**Exercise instructions**. Print the listing from its top line through the line containing "const svgRef = useRef<SVGSVGElement>(null);", nothing more, and leave out the pictures.

**Given information**.
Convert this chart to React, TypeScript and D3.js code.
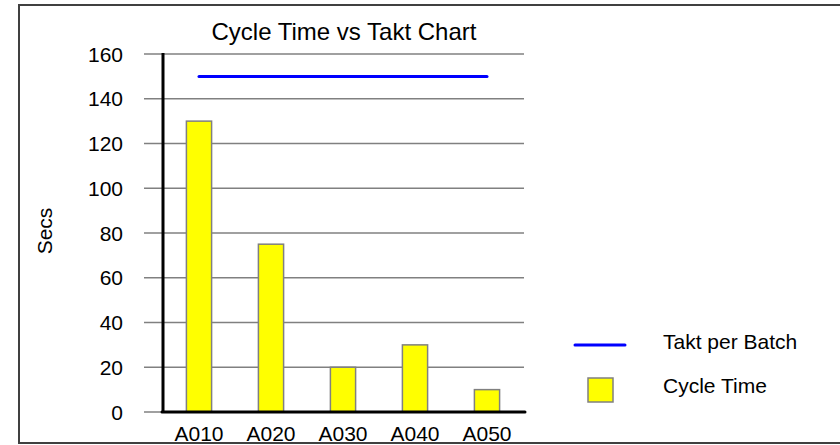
import { useEffect, useRef } from "react";
import * as d3 from "d3";

const stations = ["A010", "A020", "A030", "A040", "A050"];
const cycleTime = [130, 75, 20, 30, 10];
const taktPerBatch = [150, 150, 150, 150, 150];
const yTicks = [0, 20, 40, 60, 80, 100, 120, 140, 160];

export default function App() {
  const svgRef = useRef<SVGSVGElement>(null);

  useEffect(() => {
    const svg = d3.select(svgRef.current);
    svg.selectAll("*").remove();
    const font = "Liberation Sans, Arial, sans-serif";

    // frame
    svg.append("rect")
      .attr("x", 19).attr("y", 5)
      .attr("width", 840).attr("height", 438)
      .attr("fill", "white")
      .attr("stroke", "#404040")
      .attr("stroke-width", 2);

    const x = d3.scaleBand().domain(stations).range([163, 523]).paddingInner(0.65).paddingOuter(0.325);
    const y = d3.scaleLinear().domain([0, 160]).range([412, 54]);

    // gridlines + tick labels
    const grid = svg.append("g");
    grid.selectAll("line").data(yTicks).join("line")
      .attr("x1", 144).attr("x2", 524)
      .attr("y1", d => y(d)).attr("y2", d => y(d))
      .attr("stroke", "#808080").attr("stroke-width", 1.5);
    grid.selectAll("text").data(yTicks).join("text")
      .attr("x", 123).attr("y", d => y(d))
      .attr("dy", "0.36em")
      .attr("text-anchor", "end")
      .style("font-family", font).style("font-size", "21px")
      .text(d => d);

    // bars
    svg.append("g").selectAll("rect").data(cycleTime).join("rect")
      .attr("x", (_, i) => x(stations[i])!)
      .attr("width", x.bandwidth())
      .attr("y", d => y(d))
      .attr("height", d => y(0) - y(d))
      .attr("fill", "#ffff00")
      .attr("stroke", "#808080").attr("stroke-width", 1.5);

    // axes
    svg.append("line")
      .attr("x1", 163).attr("x2", 163).attr("y1", y(160) - 1).attr("y2", y(0))
      .attr("stroke", "black").attr("stroke-width", 3);
    svg.append("line")
      .attr("x1", 162).attr("x2", 525).attr("y1", y(0)).attr("y2", y(0))
      .attr("stroke", "black").attr("stroke-width", 3).attr("stroke-linecap", "round");

    svg.append("g").selectAll("text").data(stations).join("text")
      .attr("x", d => x(d)! + x.bandwidth() / 2)
      .attr("y", 441)
      .attr("text-anchor", "middle")
      .style("font-family", font).style("font-size", "21px")
      .text(d => d);

    // takt line
    const line = d3.line<number>()
      .x((_, i) => x(stations[i])! + x.bandwidth() / 2)
      .y(d => y(d));
    svg.append("path")
      .datum(taktPerBatch)
      .attr("d", line)
      .attr("fill", "none")
      .attr("stroke", "#0000ff").attr("stroke-width", 3).attr("stroke-linecap", "round");

    // title and y label
    svg.append("text")
      .attr("x", 344).attr("y", 40)
      .attr("text-anchor", "middle")
      .style("font-family", font).style("font-size", "24px")
      .text("Cycle Time vs Takt Chart");
    svg.append("text")
      .attr("transform", "translate(52, 231) rotate(-90)")
      .attr("text-anchor", "middle")
      .style("font-family", font).style("font-size", "21px")
      .text("Secs");

    // legend
    const legend = svg.append("g");
    legend.append("line")
      .attr("x1", 575).attr("x2", 625).attr("y1", 345).attr("y2", 345)
      .attr("stroke", "#0000ff").attr("stroke-width", 3).attr("stroke-linecap", "round");
    legend.append("text")
      .attr("x", 663).attr("y", 349)
      .style("font-family", font).style("font-size", "21px")
      .text("Takt per Batch");
    legend.append("rect")
      .attr("x", 588).attr("y", 378).attr("width", 25).attr("height", 24)
      .attr("fill", "#ffff00")
      .attr("stroke", "#808080").attr("stroke-width", 1.5);
    legend.append("text")
      .attr("x", 663).attr("y", 393)
      .style("font-family", font).style("font-size", "21px")
      .text("Cycle Time");
  }, []);

  return (
    <svg ref={svgRef} width={840} height={445}
      style={{ position: "absolute", left: 0, top: 0 }}></svg>
  );
}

**Right answer**.
Convert this chart to React, TypeScript and D3.js code.
import { useEffect, useRef } from "react";
import * as d3 from "d3";

const stations = ["A010", "A020", "A030", "A040", "A050"];
const cycleTime = [130, 75, 20, 30, 10];
const taktPerBatch = [150, 150, 150, 150, 150];
const yTicks = [0, 20, 40, 60, 80, 100, 120, 140, 160];

export default function App() {
  const svgRef = useRef<SVGSVGElement>(null);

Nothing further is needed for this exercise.